Association Rule Mining is a data mining technique that is used to discover interesting patterns or associations between variables in large datasets. It involves searching for frequent itemsets in the data and then deriving rules based on those itemsets. The rules typically take the form of "if X, then Y", where X and Y are sets of items, and the rule indicates that if a transaction contains items in X, then it is likely to contain items in Y as well.
The measures used in Association Rule Mining include support, confidence, and lift. Support is the frequency of occurrence of an item set in the data, and it measures how often a particular item set appears in the dataset. Confidence is the conditional probability that a transaction containing items in X also contains items in Y, and it measures how often the rule is true for the transactions containing X. Lift is the ratio of the observed support of the rule to the expected support of the rule, assuming that the items in X and Y are independent.
Support measures the importance of an item set, while confidence measures the accuracy of a rule. Lift measures the strength of the association between the items in X and Y, and it is a useful measure for determining which rules are interesting and worth considering. The higher the lift value, the stronger the association between the items in X and Y.
Association Rule Mining has a wide range of applications, including market basket analysis, web usage mining, and recommendation systems. Identifying frequent itemsets and association rules can help businesses to better understand their customers and optimize their operations.
In Association Rule Mining, rules refer to logical statements that express the co-occurrence relationships between items or itemsets in a dataset. They are expressed in the form of "if-then" statements, where the antecedent (left-hand side) specifies a set of items or itemsets that must be present in a transaction, and the consequent (right-hand side) specifies a set of items or itemsets that are likely to co-occur with the antecedent. Rules are discovered through the analysis of transactional datasets and can be used to make predictions or to gain insights into patterns of customer behaviour, product preferences, or other phenomena.

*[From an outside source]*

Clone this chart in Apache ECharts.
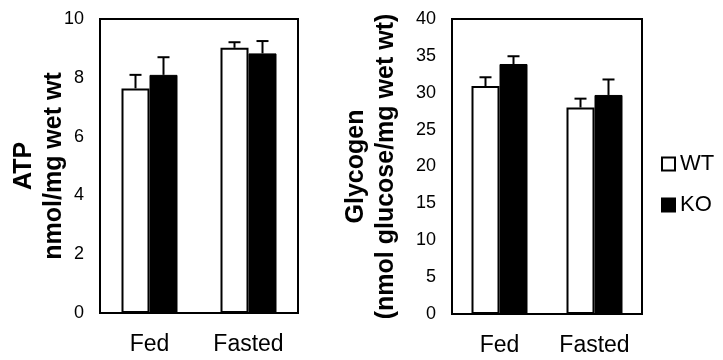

For example, a rule discovered through Association Rule Mining might be "If a customer buys bread and milk, then they are likely to also buy eggs." This rule indicates that there is a relationship between the purchase of bread and milk and the purchase of eggs, which can be used by retailers to improve their marketing strategies and customer recommendations.
The Apriori algorithm is a popular algorithm for discovering frequent itemsets in transactional datasets, which is an important step in Association Rule Mining. The algorithm works by iteratively generating candidate itemsets of increasing size, and then scanning the dataset to count the number of transactions that contain each candidate itemset. The algorithm uses a minimum support threshold, which is a user-defined parameter, to identify frequent itemsets that occur in at least a specified proportion of transactions.
The algorithm begins by finding all frequent itemsets of size one, which are the items that occur in the dataset with sufficient frequency. It then uses these frequent itemsets to generate candidate itemsets of size two, which are pairs of frequent items that occur together in the dataset. It then scans the dataset to count the number of transactions that contain each candidate itemset of size two, and discards those that do not meet the minimum support threshold.
The algorithm continues to generate larger candidate itemsets and scan the dataset until no more frequent itemsets can be found. This process can be computationally expensive, especially for large datasets with many items, so several optimizations have been developed to improve the efficiency of the algorithm, such as pruning techniques to eliminate candidate itemsets that cannot be frequent based on the count of their subsets.
Once frequent itemsets have been identified, the Apriori algorithm can be used to generate association rules from these itemsets, by calculating the support, confidence, and lift measures for each rule. These measures indicate the strength and significance of the relationships between the antecedent and consequent of each rule, and can be used to filter out weak or spurious rules.